America, like much of the world, depends upon energy, water and irrigable land from various sources. One such source of energy, from hydro power dams, is considered renewable by many, yet also contributes negative effects towards climate change when just considering the concrete used in building a dam is a contributor of climate effecting CO2. These types of dams provide water catchment and energy benefits yet also present numerous concerns that should be considered with equal merit. 

Concerns such as water way obstructions and diversions, the flooding of valleys and meadows, the loss of habitat and wildlife, the construction of roads, the maintenance and operations of equipment, who pays the cost and receives the benefits of the basic energy sources for communities and industry near and afar. Add in the energy distribution networks, power lines and towers, the generation of magnetic fields of which the effects remain debated and we begin to grasp that the long view goes well beyond the economics cost of resource and currency. 

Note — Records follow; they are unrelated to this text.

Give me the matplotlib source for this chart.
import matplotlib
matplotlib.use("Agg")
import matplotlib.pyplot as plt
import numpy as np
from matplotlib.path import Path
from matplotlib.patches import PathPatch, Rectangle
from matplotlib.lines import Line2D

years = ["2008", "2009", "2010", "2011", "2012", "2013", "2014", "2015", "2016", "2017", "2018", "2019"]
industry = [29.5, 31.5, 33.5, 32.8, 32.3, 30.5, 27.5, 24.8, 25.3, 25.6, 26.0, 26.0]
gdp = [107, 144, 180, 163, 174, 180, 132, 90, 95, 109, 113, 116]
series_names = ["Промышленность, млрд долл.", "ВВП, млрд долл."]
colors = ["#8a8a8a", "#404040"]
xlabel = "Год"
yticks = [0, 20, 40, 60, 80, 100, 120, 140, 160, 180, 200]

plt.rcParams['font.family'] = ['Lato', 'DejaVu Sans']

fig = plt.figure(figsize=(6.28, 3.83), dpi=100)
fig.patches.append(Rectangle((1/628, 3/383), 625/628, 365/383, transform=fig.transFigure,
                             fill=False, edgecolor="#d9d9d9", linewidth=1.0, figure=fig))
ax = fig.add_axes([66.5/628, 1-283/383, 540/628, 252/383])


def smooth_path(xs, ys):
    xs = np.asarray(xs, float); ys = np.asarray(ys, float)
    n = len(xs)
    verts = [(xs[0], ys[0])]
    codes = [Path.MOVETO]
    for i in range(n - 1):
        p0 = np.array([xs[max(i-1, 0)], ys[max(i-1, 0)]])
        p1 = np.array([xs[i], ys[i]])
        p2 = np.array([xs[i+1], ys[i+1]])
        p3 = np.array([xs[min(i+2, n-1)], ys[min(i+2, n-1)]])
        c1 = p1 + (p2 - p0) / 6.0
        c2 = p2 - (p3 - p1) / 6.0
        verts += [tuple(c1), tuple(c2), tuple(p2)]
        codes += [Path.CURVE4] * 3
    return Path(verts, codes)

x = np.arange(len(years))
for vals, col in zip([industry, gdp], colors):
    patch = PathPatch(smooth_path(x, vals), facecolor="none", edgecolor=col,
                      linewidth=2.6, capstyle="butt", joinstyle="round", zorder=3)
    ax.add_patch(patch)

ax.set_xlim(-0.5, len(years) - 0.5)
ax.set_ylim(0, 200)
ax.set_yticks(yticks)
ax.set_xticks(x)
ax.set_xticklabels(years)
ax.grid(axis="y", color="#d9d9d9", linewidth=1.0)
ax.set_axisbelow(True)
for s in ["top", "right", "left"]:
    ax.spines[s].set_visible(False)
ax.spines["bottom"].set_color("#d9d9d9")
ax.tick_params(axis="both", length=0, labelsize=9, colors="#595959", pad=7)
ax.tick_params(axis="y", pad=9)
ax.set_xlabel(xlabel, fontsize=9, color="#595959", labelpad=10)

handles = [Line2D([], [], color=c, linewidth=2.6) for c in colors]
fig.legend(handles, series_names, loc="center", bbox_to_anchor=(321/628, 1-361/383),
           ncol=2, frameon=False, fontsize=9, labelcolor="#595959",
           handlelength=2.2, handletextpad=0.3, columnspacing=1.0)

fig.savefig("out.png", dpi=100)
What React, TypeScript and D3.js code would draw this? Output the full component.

Of course, every action has a reaction and not all concerns are addressed nor solved with dam construction or removals but it's important to engage in clear and open communication of who pays, who profits, who suffers and who benefits? 
It is just as important to know that large dams are not usually intended to be built as temporary neighbors...or, maybe they should be? 
As students around the world take action around climate issues and we approach our annual Earth Day awareness and festivals, the Elwha is a story of life renewal to be celebrated.